What is required: Reproduce from the records below, with no pictures, exactly the lines between the one containing "Clone this chart" and the one containing "Chart.register(...registerables);", inclusive.

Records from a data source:
········
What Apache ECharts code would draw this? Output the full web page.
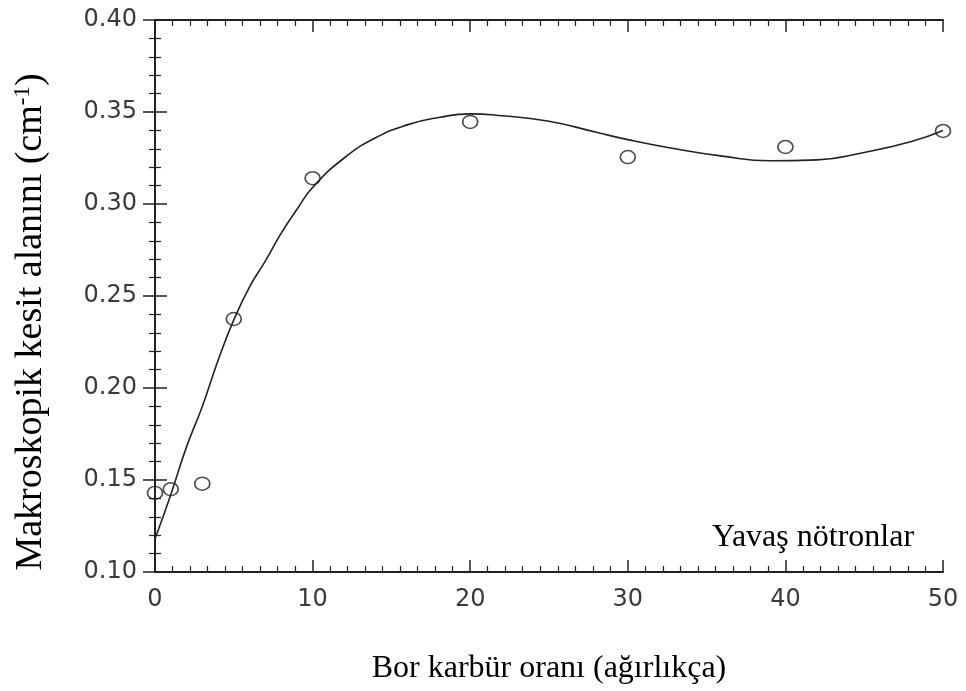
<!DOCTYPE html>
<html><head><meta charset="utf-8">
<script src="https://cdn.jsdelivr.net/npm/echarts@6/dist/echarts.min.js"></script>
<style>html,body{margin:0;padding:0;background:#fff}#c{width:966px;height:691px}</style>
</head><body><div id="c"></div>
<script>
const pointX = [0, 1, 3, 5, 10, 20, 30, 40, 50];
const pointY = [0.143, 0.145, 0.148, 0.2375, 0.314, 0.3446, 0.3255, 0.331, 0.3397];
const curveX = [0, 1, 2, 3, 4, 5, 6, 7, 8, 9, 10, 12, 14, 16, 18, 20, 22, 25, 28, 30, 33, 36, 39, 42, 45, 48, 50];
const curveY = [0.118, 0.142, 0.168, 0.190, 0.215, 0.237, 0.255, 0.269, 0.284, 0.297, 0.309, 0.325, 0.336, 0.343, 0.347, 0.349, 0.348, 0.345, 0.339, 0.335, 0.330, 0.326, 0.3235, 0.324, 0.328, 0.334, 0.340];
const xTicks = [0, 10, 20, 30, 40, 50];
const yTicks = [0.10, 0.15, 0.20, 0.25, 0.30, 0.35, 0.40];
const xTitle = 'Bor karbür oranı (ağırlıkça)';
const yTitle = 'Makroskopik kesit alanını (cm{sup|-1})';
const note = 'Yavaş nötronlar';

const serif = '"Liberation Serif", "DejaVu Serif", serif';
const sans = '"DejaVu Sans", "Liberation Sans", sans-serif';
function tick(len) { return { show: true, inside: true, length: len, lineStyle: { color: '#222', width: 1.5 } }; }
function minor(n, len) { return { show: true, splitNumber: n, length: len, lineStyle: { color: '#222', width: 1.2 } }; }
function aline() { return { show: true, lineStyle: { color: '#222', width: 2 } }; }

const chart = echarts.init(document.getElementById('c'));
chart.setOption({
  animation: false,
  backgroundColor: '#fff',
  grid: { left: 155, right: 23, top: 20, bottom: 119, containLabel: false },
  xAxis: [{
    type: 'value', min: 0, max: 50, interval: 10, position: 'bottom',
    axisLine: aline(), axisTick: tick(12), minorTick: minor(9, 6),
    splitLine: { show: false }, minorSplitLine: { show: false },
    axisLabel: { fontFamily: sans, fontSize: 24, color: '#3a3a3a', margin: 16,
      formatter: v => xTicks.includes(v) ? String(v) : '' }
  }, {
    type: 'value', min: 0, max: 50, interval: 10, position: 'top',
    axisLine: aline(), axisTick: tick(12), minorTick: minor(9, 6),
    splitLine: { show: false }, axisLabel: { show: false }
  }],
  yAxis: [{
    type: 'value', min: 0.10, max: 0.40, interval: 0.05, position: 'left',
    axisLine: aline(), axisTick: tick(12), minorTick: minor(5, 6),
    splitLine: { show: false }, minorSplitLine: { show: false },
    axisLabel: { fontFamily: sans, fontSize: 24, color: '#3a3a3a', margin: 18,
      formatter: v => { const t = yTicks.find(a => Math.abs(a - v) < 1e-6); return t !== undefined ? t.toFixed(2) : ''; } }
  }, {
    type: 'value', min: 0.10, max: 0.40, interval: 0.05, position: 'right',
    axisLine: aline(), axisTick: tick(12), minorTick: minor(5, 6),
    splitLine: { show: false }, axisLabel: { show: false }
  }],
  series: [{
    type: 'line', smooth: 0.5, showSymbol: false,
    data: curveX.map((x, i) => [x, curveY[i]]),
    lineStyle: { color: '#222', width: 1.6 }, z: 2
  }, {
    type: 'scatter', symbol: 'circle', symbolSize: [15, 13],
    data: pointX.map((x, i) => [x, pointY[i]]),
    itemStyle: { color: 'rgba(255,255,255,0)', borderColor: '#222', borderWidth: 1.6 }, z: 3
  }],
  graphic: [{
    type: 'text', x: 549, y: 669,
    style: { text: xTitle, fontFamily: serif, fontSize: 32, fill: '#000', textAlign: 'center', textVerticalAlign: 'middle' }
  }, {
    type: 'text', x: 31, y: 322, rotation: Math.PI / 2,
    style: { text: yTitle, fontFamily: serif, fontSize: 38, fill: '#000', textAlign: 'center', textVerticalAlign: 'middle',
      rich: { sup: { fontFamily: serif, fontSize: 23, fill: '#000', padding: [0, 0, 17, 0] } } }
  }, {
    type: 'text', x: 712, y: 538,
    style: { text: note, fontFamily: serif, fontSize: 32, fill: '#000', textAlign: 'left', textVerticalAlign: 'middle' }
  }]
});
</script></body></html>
········
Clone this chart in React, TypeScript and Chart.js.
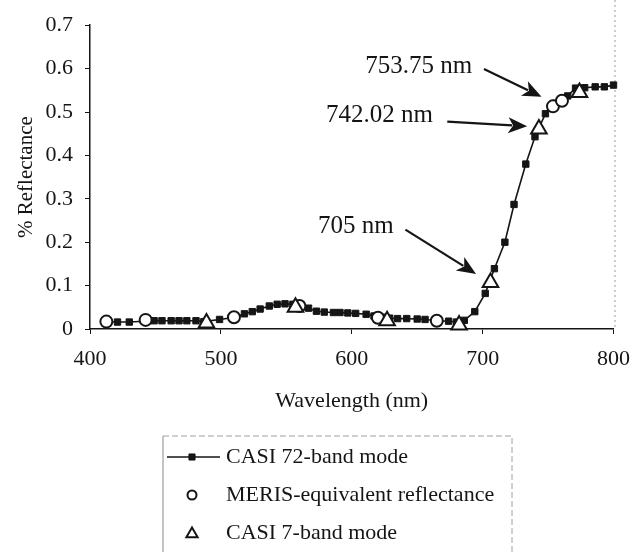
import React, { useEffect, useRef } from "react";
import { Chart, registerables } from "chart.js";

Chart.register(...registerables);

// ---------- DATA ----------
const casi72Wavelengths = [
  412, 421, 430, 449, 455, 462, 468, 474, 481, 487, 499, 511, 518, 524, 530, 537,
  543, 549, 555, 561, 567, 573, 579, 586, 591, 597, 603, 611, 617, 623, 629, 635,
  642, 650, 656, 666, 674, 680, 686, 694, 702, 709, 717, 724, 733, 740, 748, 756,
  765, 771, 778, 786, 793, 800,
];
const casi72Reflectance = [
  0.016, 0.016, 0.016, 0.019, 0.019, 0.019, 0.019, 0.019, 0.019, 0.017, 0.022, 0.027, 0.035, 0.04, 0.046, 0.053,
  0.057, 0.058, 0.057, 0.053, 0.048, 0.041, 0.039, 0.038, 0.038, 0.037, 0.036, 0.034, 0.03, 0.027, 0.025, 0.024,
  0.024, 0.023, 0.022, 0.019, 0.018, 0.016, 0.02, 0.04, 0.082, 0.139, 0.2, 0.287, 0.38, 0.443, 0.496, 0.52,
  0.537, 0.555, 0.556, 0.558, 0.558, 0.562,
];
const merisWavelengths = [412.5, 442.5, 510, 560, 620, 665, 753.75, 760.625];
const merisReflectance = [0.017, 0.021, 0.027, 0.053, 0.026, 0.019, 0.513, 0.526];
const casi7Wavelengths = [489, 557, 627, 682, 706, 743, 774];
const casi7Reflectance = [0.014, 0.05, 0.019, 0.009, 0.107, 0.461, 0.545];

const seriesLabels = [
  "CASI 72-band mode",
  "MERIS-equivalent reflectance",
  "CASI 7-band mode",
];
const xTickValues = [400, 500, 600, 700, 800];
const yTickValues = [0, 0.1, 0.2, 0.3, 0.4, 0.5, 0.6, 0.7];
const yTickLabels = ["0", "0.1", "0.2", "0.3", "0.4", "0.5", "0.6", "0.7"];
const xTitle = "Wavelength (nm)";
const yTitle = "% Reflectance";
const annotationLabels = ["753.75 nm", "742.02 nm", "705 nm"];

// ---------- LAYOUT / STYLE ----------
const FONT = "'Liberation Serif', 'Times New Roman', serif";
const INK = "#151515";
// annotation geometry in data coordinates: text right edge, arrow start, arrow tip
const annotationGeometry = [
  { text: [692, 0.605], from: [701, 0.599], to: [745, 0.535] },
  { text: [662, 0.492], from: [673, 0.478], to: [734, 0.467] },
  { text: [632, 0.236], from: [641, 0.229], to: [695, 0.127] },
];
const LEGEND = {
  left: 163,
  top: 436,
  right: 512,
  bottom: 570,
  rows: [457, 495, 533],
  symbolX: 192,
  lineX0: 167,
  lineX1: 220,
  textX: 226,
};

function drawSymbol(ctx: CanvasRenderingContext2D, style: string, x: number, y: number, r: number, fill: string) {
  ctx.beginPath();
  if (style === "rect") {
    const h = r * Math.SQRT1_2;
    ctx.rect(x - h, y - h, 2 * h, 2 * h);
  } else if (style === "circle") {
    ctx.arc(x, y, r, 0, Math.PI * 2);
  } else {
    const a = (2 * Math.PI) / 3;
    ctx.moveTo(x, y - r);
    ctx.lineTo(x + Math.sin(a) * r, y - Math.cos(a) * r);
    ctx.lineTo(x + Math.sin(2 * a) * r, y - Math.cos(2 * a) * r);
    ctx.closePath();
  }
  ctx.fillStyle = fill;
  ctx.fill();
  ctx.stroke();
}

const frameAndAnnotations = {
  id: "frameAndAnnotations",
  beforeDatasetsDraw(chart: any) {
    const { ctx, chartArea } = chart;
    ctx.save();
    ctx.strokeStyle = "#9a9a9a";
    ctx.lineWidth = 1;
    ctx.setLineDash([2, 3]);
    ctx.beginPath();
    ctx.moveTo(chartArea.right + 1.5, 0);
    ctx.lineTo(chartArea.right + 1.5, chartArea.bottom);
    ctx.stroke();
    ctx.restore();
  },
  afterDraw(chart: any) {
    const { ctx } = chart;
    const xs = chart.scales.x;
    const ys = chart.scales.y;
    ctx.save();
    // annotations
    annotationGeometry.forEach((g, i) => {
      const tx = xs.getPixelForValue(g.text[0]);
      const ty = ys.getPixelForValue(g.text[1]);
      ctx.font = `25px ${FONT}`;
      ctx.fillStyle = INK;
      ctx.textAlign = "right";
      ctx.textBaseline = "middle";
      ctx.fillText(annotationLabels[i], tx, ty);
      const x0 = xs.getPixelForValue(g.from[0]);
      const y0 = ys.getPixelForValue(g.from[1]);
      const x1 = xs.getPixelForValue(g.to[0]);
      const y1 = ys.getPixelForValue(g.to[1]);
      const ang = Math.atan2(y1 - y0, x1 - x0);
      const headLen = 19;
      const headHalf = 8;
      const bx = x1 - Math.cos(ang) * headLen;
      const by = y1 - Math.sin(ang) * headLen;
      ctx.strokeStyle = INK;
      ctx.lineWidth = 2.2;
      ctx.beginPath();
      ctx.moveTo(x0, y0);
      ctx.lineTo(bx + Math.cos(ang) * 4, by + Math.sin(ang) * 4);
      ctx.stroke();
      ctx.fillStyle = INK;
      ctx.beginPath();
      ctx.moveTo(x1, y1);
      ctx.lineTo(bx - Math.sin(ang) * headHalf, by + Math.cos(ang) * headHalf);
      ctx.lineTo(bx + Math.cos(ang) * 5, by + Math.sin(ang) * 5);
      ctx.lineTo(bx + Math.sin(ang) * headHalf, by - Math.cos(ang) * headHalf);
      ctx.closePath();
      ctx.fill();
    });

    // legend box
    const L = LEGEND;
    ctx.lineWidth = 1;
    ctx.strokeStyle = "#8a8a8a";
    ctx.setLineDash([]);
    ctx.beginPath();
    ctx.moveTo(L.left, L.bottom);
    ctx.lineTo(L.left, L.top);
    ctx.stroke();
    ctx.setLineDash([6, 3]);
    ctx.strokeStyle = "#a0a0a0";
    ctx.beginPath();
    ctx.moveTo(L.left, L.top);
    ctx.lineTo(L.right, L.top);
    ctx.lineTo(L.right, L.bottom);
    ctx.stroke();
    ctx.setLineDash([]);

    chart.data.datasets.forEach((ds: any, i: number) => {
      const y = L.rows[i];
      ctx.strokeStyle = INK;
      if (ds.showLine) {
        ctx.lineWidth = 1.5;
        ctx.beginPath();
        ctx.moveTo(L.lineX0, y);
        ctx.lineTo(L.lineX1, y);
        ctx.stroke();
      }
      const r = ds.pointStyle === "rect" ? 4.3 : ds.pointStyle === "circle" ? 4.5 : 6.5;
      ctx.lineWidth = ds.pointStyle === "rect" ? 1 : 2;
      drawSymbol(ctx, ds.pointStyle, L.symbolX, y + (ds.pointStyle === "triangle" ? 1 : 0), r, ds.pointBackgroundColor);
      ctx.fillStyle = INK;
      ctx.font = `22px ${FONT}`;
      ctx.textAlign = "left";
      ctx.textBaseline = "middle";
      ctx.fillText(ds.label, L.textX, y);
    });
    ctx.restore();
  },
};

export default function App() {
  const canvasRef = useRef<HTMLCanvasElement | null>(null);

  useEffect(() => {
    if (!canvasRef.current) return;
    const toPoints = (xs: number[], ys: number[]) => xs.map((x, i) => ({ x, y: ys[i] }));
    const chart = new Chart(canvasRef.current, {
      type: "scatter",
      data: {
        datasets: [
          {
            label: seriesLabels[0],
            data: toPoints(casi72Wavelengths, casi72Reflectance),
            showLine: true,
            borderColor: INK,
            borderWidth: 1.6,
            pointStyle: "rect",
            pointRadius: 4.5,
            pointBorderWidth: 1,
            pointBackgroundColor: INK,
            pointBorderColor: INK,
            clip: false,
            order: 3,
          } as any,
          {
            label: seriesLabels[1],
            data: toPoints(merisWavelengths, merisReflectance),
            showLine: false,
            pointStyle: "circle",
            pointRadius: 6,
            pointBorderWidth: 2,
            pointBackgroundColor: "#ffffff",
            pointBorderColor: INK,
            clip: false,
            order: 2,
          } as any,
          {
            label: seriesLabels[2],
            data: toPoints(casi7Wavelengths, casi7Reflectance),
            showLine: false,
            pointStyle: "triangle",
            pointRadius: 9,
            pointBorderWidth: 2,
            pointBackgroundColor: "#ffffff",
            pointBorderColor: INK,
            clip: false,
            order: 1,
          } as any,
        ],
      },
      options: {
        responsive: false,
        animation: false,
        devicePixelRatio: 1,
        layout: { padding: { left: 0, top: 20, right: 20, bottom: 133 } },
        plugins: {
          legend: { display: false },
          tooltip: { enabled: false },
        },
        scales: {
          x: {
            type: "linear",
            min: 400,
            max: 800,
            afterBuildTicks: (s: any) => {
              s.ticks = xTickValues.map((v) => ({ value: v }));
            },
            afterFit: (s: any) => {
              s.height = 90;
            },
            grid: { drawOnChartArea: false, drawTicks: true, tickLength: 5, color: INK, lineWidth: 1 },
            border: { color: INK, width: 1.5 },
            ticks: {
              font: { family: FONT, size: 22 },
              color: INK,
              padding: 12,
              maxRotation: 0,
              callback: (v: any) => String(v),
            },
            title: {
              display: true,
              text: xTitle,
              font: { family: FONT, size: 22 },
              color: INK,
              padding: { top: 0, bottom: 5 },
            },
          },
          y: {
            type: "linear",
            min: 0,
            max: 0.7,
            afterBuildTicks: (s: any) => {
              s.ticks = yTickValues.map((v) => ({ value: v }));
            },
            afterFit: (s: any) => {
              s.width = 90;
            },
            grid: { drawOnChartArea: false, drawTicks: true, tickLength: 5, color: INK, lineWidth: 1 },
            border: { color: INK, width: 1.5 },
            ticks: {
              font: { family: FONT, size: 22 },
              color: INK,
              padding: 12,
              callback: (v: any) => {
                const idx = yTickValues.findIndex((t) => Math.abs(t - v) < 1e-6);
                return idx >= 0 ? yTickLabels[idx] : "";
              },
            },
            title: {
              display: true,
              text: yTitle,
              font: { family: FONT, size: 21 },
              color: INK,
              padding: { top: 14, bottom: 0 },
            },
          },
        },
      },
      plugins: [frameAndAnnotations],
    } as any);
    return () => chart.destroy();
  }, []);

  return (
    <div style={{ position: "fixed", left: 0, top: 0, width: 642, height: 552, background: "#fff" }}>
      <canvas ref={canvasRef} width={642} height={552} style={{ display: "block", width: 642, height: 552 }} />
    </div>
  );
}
········
Written response:
Clone this chart in React, TypeScript and Chart.js.
import React, { useEffect, useRef } from "react";
import { Chart, registerables } from "chart.js";

Chart.register(...registerables);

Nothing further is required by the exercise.